O que a mídia pode aprender (e oferecer)
Algumas lições que valem para todos nós, na conclusão da rica e curta conversa.
Para os publishers que querem entrar de verdade na economia dos criadores, há alguns caminhos a escolher:
Olhe para dentro da sua própria equipe
Você provavelmente já tem pessoas com energia de criador, gente que pensa primeiro no público, que se importa com o leitor, que testa formatos e naturalmente atrai audiência. Dê espaço, liberdade e incentivos de verdade – até citaram alguns casos na mídia americana de sucesso de criadores que ganharam espaço dentro da mídia tradicional.
Aprenda a “sintaxe” dos criadores
Entenda o tom, o ritmo e os formatos das plataformas onde o público realmente está – especialmente valores como intimidade, autenticidade e consistência.
Faça parcerias inteligentes
Trabalhe com criadores cujas audiências e valores combinam com os seus. Não os “use” (dura pouco) mas co-crie, aprenda junto e fortaleça as duas marcas.
Ofereça o que eles não têm
Infraestrutura, proteção de IP, padrões editoriais, suporte jurídico e caminhos de monetização , seja a mídia que agrega valor real.
Lucy e Jacob concordaram que a próxima geração de empresas de mídia bem-sucedidas será mais enxuta, mais rápida e mais humana. Essas empresas vão investir na marca, eliminar camadas desnecessárias e dar autonomia para que as pessoas criem, se conectem e experimentem.
Os criadores continuarão evoluindo e muitos se tornarão empresas de mídia completas. (Se você não conhece o britânico Steven Bartlett, do Diary of a CEO, vale ver o que ele já construiu.)

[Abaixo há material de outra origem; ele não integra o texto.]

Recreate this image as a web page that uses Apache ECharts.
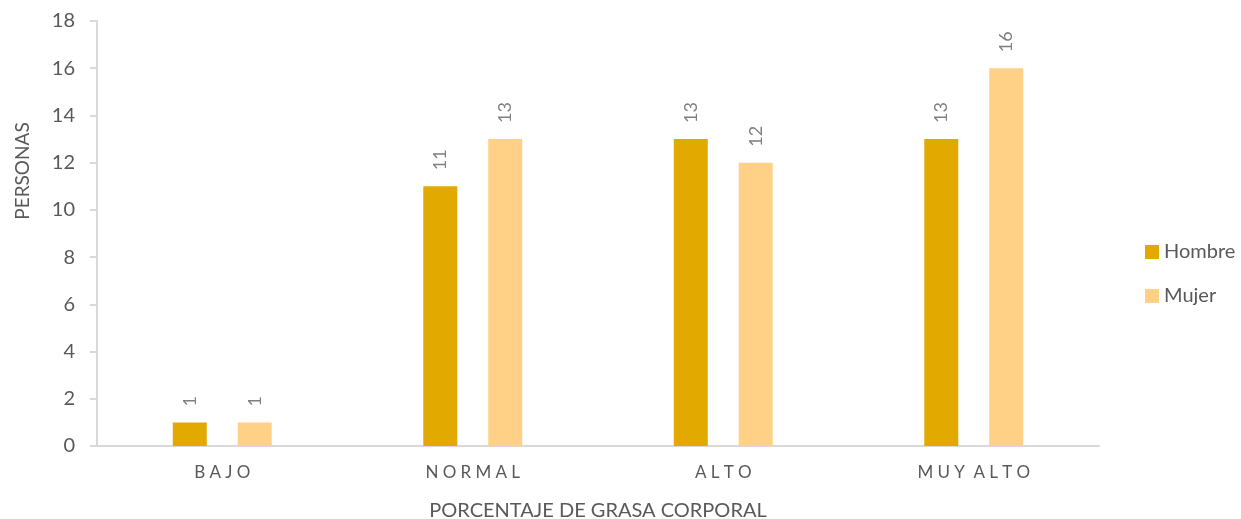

Enquanto isso, a mídia tradicional terá duas escolhas: abraçar o mindset dos criadores ou se tornar irrelevante aos poucos. A linha que separava “criador” e “publisher” já não existe mais, hoje a diferença é apenas de estrutura e mentalidade. Então pare de enxergar os criadores como concorrentes.
Precisamos aceitar que eles construíram de forma mais simples e direta, o que a mídia tenta reconstruir há anos. Descobriram como criar conteúdo com conexão, criatividade e confiança.
E talvez, se desaprendermos rápido o suficiente, ainda dê tempo de entrar nessa festa antes que ela acabe.